PhD Thesis
Geometric Processing Techniques for Urban Aerial Laser Scan Data
My PhD studies focused on the acquisition and processing of high resolution Aerial Laser Scanning (ALS) data sets. In particular, processing task such as building extraction and modeling for urban areas were studied.
Abstract
Current Aerial Laser Scanning (ALS) technology rapidly produces large amounts of accurate point data for urban regions, making it a suitable tool for city-scale geometric modeling of buildings. However, acquisition and processing of urban ALS data remains a challenge because of the geometric complexity of urban scenes. Existing techniques have focused on geometric modeling from elevation data, ignoring details on building walls. This thesis introduces several improvements and simplifications for the acquisition and processing of ALS data: urban flight path planning, scan line analysis, visualization, building extraction, and simple and robust conversion of ALS data into solid models for further processing.
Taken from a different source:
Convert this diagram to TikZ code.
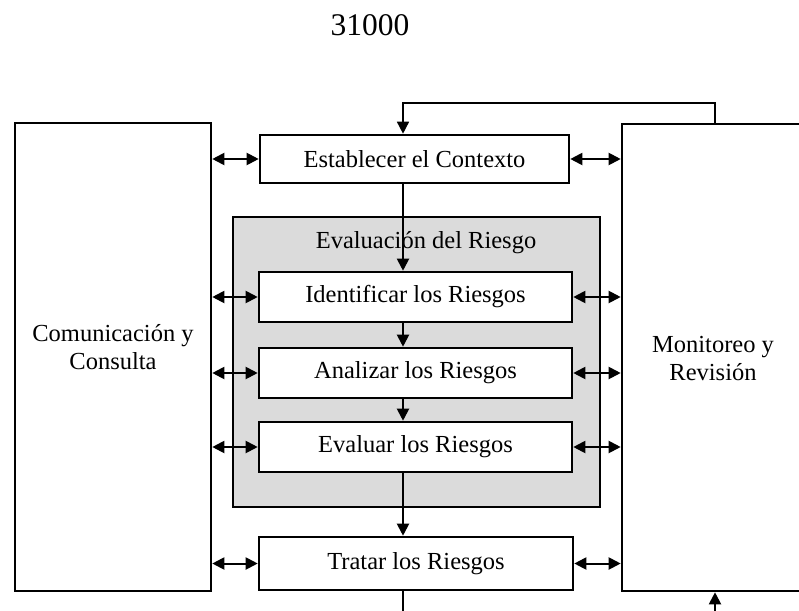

By applying geometric reasoning, it is shown that certain flight paths vastly improve the point data quality on building walls. Single scan line analysis then exploits latent information in the data to insert missing echoes caused by undetected pulse reflections, and to identify building wall segments in individual scan lines. Points on building wall segments are then transferred to a digital image and complete building footprints are then extracted using innovative morphological techniques. Finally, a simple and robust method for direct conversion of point data into solid models based on volumetric subdivision rather than surface reconstruction is presented.